Finding out that I’m an introvert took me by surprise.
I’d spent my university years and my 20s like many people do—falling through the front door from nights out as the sun crept above the horizon, congratulating myself on my large circle of acquaintances, and drinking tequila until my eyes watered.
I didn’t get nervous around new people or have fear entering a crowded party alone. I actually enjoyed those things. So I must be an extrovert.
But, my ideas about introversion and extroversion were wrong.

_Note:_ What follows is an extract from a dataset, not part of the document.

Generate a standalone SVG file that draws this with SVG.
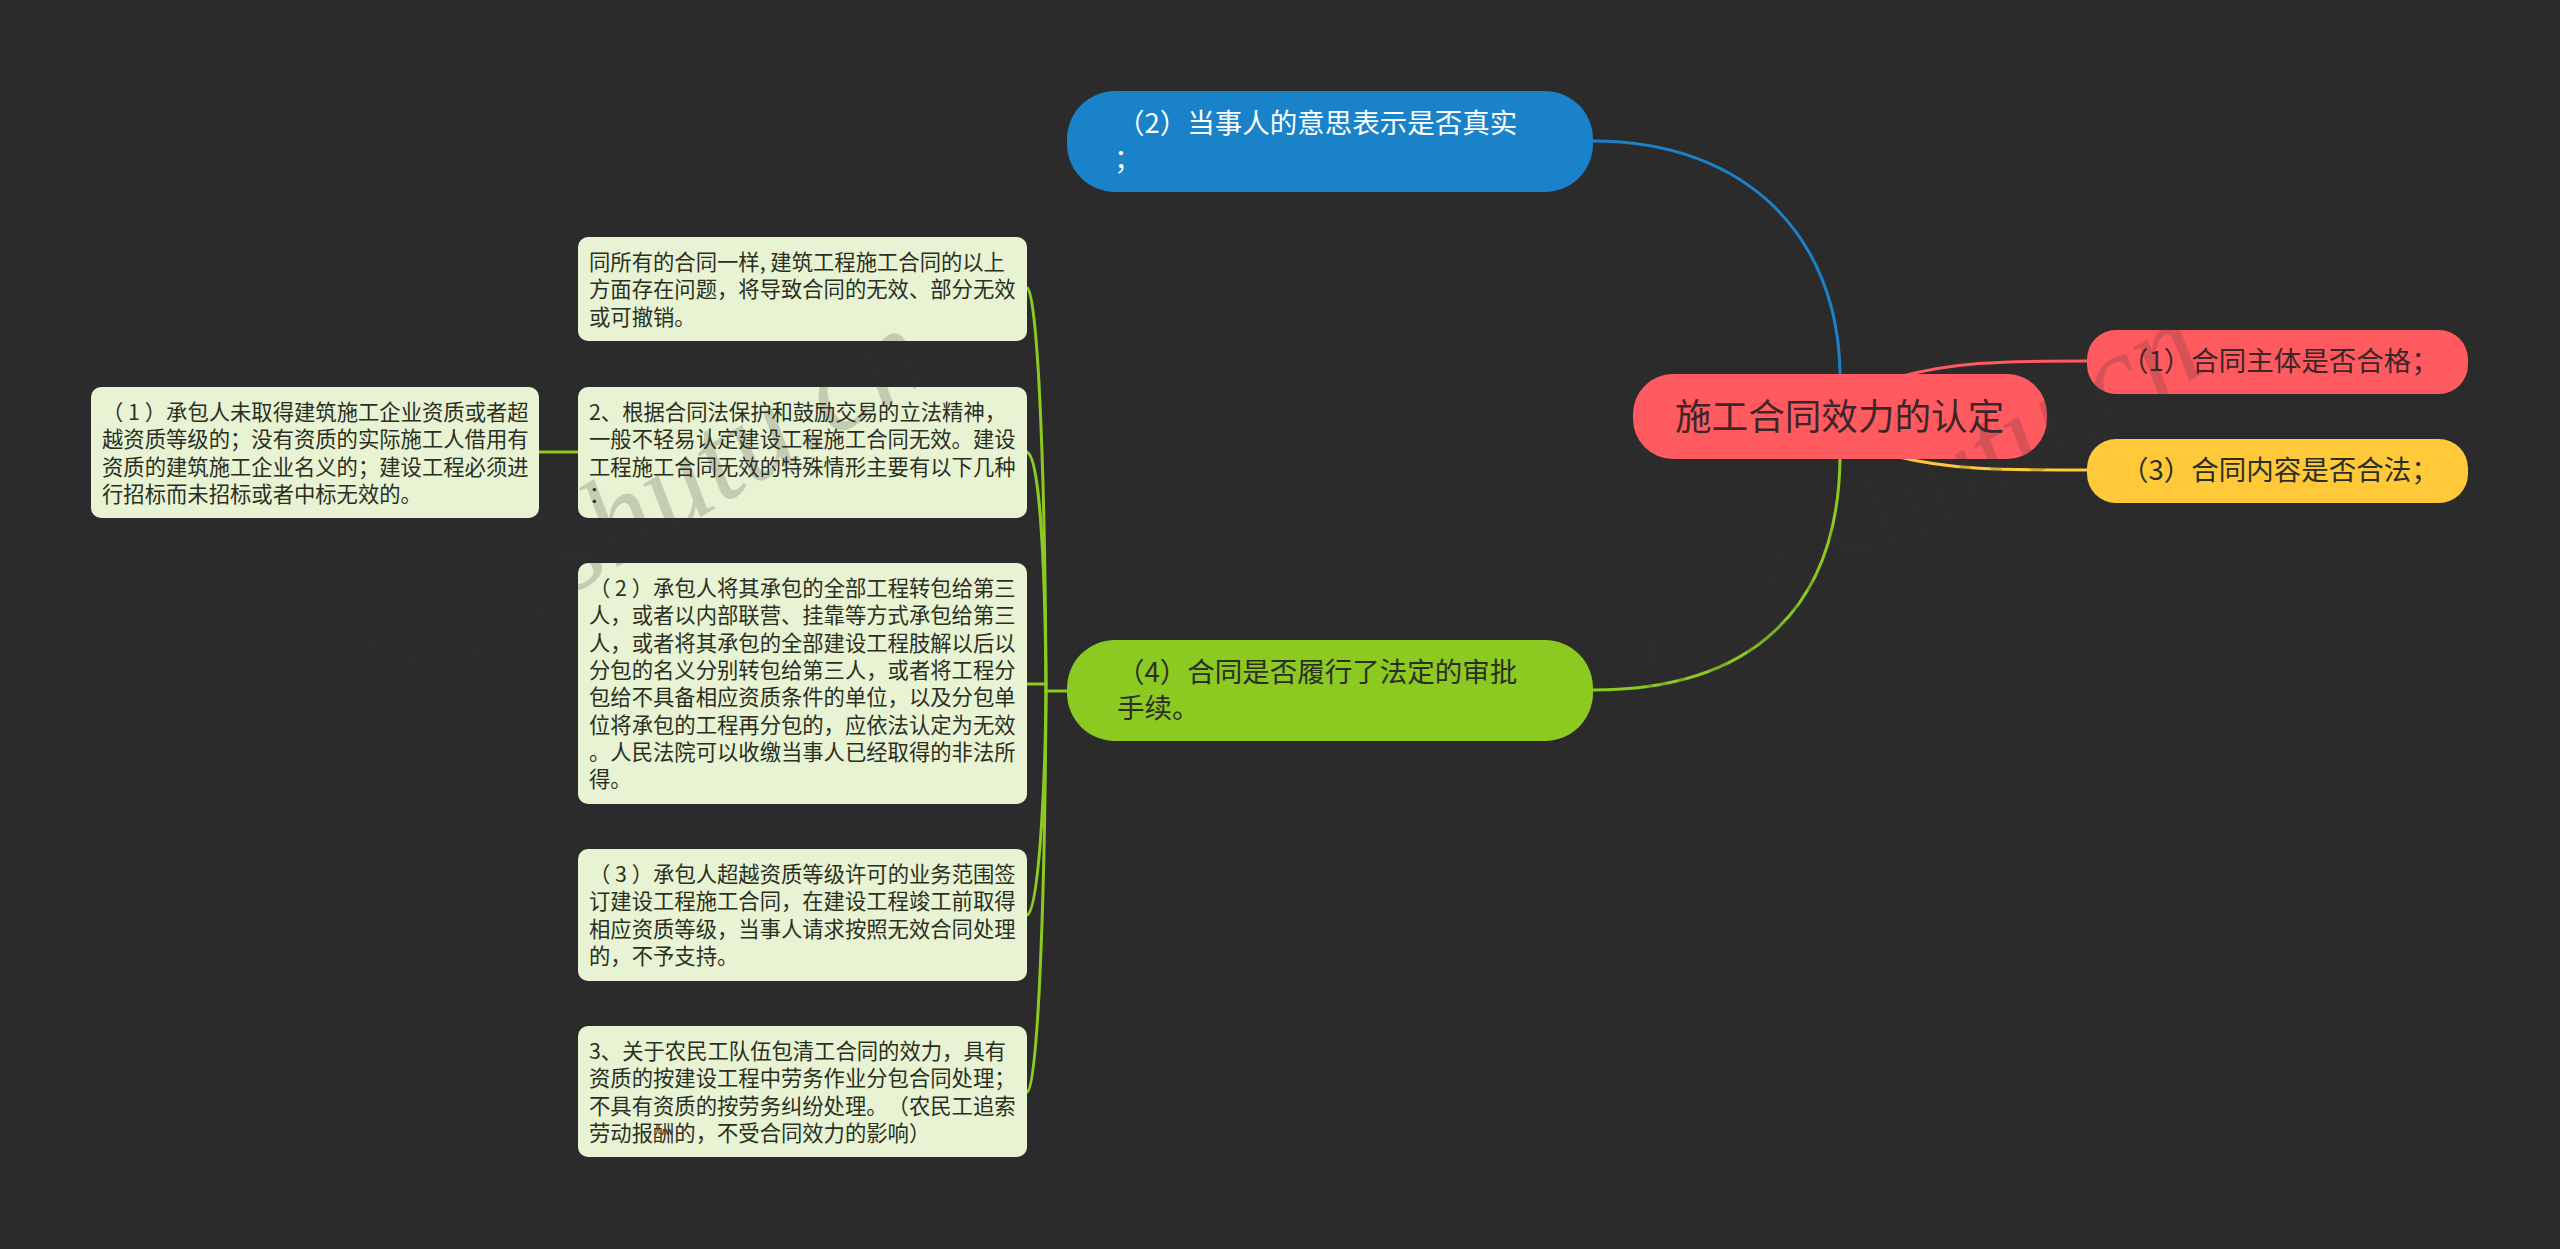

During my training as a counselling psychologist, I was seeing a client who suffered with bipolar disorder. During his depressive episodes, he would experience extreme withdrawal and solitude. He’d lock himself away in his room for days, unable and unwilling to strike up basic conversation with his housemates, who became increasingly perplexed about his behaviour. He told me he had read a book which had spoken to him.
The book was called Quiet by Susan Cain, and it celebrates the power of the introvert.
Intrigued, I located the book for myself and found myself devouring it in one sitting. I learned that introversion is not synonymous with shyness; a quality I didn’t relate to. Whilst introverted people can be shy, it is not a prerequisite for introversion. Instead, introversion is better explained by how energy is derived and maintained.
An introverted person will need to retreat into themselves after a party to replenish their energy and has a preference for one-on-one conversation over group banter. An introverted person is deeply content spending time in their own company, and they are at their most productive and creative when left to contemplate alone.
I related to these. All of these. I realised that at the core of me, I was an introvert.
The book highlighted something else, far more concerning. It evidenced the shameful messages that society delivers us about introverted people. That they’re weird. That there’s something wrong with them. That they’re not worthy of the same successes that extroverts are.
This matched my experiences growing up. Through the crucial childhood and teenage years, people who enjoyed alone time, more commonly known as “loners,” were ridiculed.
The boy at school who sat on his own every lunchtime reading Terry Pratchett novels, giggling into his delightful, private world of The Hogfather.Or, the girl at university who failed to join everyone at the fresher’s week “shagamuffins” party, because she chose to stay in her room writing about her emotional experience of being away from home for the first time.
It wasn’t acceptable.
But heading to the student bar to raucously cheer along rugby boys as they drank Bacardi Breezers through a tampon on their initiation night was, of course, completely acceptable.
So, that’s what I did.
I didn’t realise it at the time, but I was falling under the society’s spell of regarding extroverted socialising as superior and introverted aloneness as inferior. I had internalised this as truth. I remember at school, we had an extremely strict deputy head, who—if ever covering class due to teacher absence—would instruct us to sit in absolute silence whilst we worked from a textbook. My classmates expressed abhorrence at this, and I’d join in on the public outcry in having to sit silently for an hour.
But secretly, I loved it. I loved the silence—and I loved working on my own.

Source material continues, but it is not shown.